Het innemende Dance Little Liar klinkt zowaar even verleidelijk als het vertellen van een leugen om bestwil. Alex Turner houdt het nummer bij het nekvel: terwijl hij ons scènes uit het leven van – en het bedrog door – een overspelige man toevertrouwt, schetsen de instrumenten sereen een schimmige en sinistere sfeer. Na drie minuten geeft de zanger de controle over het narratief door aan zijn gitarist; de radeloosheid van de leugenaar wordt vertaald in een zinderende gitaarsolo. Met de strofen ‘And the clean coming will hurt / And you can never get it spotless / When there’s dirt between the dirt’ bevestigt Turner wat we allemaal eigenlijk al weten: bedrog vormt een onontkoombaar doolhof. Het ravissante The Jeweller’s Hands, waarin ditmaal een vrouwelijke wederhelft overspel pleegt en wordt opgeslorpt door golven van teleurstelling, is een sequel die wél even goed was als haar voorganger.

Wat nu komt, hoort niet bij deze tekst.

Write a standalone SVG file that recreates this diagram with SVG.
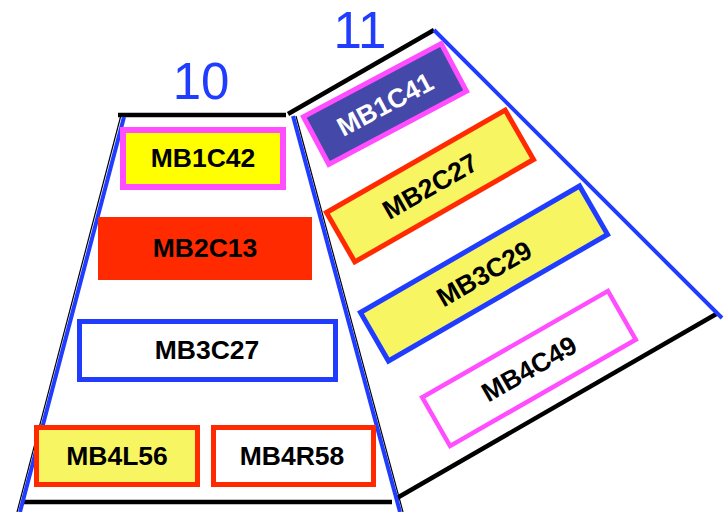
<svg xmlns="http://www.w3.org/2000/svg" width="724" height="512" viewBox="0 0 724 512">
  <style>
    .lbl { font-family: "Liberation Sans", Arial, sans-serif; font-weight: bold; font-size: 26.5px; text-anchor: middle; fill: #000; }
    .num { font-family: "Liberation Sans", Arial, sans-serif; font-size: 51px; fill: #1f3cff; text-anchor: middle; }
    .edge-b { stroke: #000; stroke-width: 4.5; fill: none; }
    .edge-thin { stroke: #000; stroke-width: 1.2; fill: none; }
    .edge-s { stroke: #1f3cff; stroke-width: 4; fill: none; }
  </style>
  <rect width="724" height="512" fill="#fff"/>

  <!-- trapezoid outlines -->
  <g id="frames">
    <line class="edge-thin" x1="120.5" y1="117" x2="17" y2="512"/>
    <line class="edge-thin" x1="296" y1="116" x2="403" y2="512"/>
    <line class="edge-b" x1="118" y1="115" x2="286" y2="115"/>
    <line class="edge-b" x1="22" y1="502" x2="392" y2="502"/>
    <line class="edge-b" x1="288" y1="114" x2="434" y2="30"/>
    <line class="edge-b" x1="397" y1="498" x2="718" y2="313"/>
    <line class="edge-s" x1="124" y1="117" x2="20" y2="512"/>
    <line class="edge-s" x1="293" y1="116" x2="400" y2="512"/>
    <line class="edge-s" x1="434" y1="30" x2="722" y2="318"/>
  </g>

  <text class="num" x="201" y="99">10</text>
  <text class="num" x="360" y="48">11</text>

  <!-- column 10 -->
  <g id="MB1C42">
    <rect x="123" y="130" width="160" height="57" fill="#ffff00" stroke="#ff4dff" stroke-width="6"/>
    <text class="lbl" x="203" y="167">MB1C42</text>
  </g>
  <g id="MB2C13">
    <rect x="98" y="217" width="214" height="63" fill="#ff2a00"/>
    <text class="lbl" x="205" y="257">MB2C13</text>
  </g>
  <g id="MB3C27">
    <rect x="79.5" y="321.5" width="256" height="58" fill="#fff" stroke="#1f3cff" stroke-width="5"/>
    <text class="lbl" x="207" y="359">MB3C27</text>
  </g>
  <g id="MB4L56">
    <rect x="36.5" y="427.5" width="161" height="57" fill="#f8f562" stroke="#ff2a00" stroke-width="5"/>
    <text class="lbl" x="117" y="465">MB4L56</text>
  </g>
  <g id="MB4R58">
    <rect x="213.5" y="427.5" width="160" height="57" fill="#fff" stroke="#ff2a00" stroke-width="5"/>
    <text class="lbl" x="292" y="465">MB4R58</text>
  </g>

  <!-- column 11, tilted rows -->
  <g id="MB1C41" transform="translate(385 104) rotate(-28)">
    <rect x="-78" y="-27" width="156" height="54" fill="#4448a8" stroke="#ff4dff" stroke-width="5"/>
    <text class="lbl" x="0" y="9.5" style="fill:#fff">MB1C41</text>
  </g>
  <g id="MB2C27" transform="translate(430 186) rotate(-29.8)">
    <rect x="-103" y="-28.5" width="206" height="57" fill="#f8f562" stroke="#ff2a00" stroke-width="5"/>
    <text class="lbl" x="0" y="9.5">MB2C27</text>
  </g>
  <g id="MB3C29" transform="translate(484 273.5) rotate(-30)">
    <rect x="-126.5" y="-28" width="253" height="56" fill="#f8f562" stroke="#1f3cff" stroke-width="5"/>
    <text class="lbl" x="0" y="9.5">MB3C29</text>
  </g>
  <g id="MB4C49" transform="translate(529 368.5) rotate(-29.8)">
    <rect x="-107" y="-28" width="214" height="56" fill="#fff" stroke="#ff4dff" stroke-width="4.5"/>
    <text class="lbl" x="0" y="9.5">MB4C49</text>
  </g>
</svg>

De liefde wordt op Humbug regelmatig bezongen, al wordt ze eerder voorgesteld als een rauwe, vernietigende en zelfs misleidende kracht dan als een gelukzalig of romantisch concept. In Fire And The Thud – het minst beluisterde lied op alle uitgebrachte langspelers – bezingt Turner onbeantwoorde liefde en Secret Door beschrijft de bemoeizuchtigheid en toxiciteit van de pers in de wereld van de sterren. Humbug loopt niet alleen over van – mislukte – liefde, maar telt ook een van de meest onvergetelijke en machtige oneliners uit het repertoire van de Monkeys. Het gevatte ‘What came first, the chicken or the dickhead?’ uit Pretty Visitors lijkt haast een eigen fandom te hebben.
Humbug pretendeert geen maatschappijkritisch of rebellerend album te zijn – al valt de kritiek op de muziekindustrie door oplettende luisteraars wel tussen de lijntjes door te lezen – maar toont vooral wat Alex Turner in zijn speech op de Brits van 2013 in de microfoon raaskalde: ‘Yeah, that rock’n’roll, it seems like it’s faded away sometimes, but it will never die/ And there’s nothing you can do about it.’